Activate services over various network standards and protocols

The speed offered by fiber is only valuable if you can leverage its capacity potential to extend concurrently across multiple layers and protocols. Without preparation, including identifying all the protocols and standards that your fiber solution must accommodate, you not only risk affecting internal systems, but you also risk affecting your subscribers’ service activation. Various internal systems will handle incoming data in different ways and you must guarantee that new or existing B/OSS can render data properly to fit desired processes.

On top of transitioning to network-agnostic service deployments, it’s crucial to keep existing processes intact. Fiber integration must be planned in a way that reduces any risk of slowing down workflows and damaging subscriber experiences. Activation and fulfillment platforms can be verified for flexibility of converged services, including voice, video, and data. They must also be checked to ensure that activation to multiple device types over various network standards aligns with your current or desired business parameters. 

The solution must work cohesively with each standard to streamline the service activation process. Customer service representatives (CSRs) and sales staff should retain the ability to initiate end-to-end service fulfillment in as few steps as possible, so automation of B/OSS communications is of the utmost importance.

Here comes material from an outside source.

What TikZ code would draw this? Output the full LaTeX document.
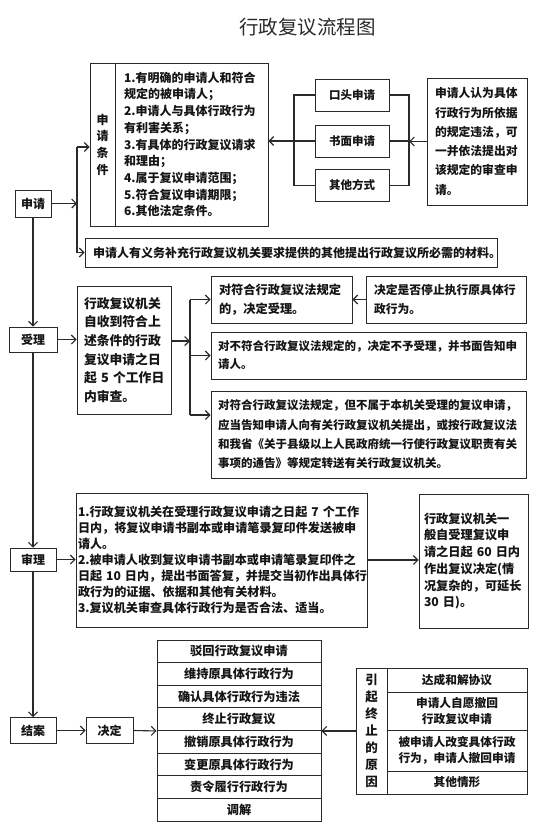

Dedicated support to ensure scalability

A FTTx solution should do the heavy lifting, not your operations team. It must also scale with your organization, keeping up with demand for new devices, services, and customers, while streamlining the converged network and keeping QoE high. As new systems are introduced, service fulfillment processes should be easily incorporated into the bigger picture. Abstracting third-party vendor application programming interfaces (APIs) behind a standard API puts a solution in place that can be more easily scaled for future requirements.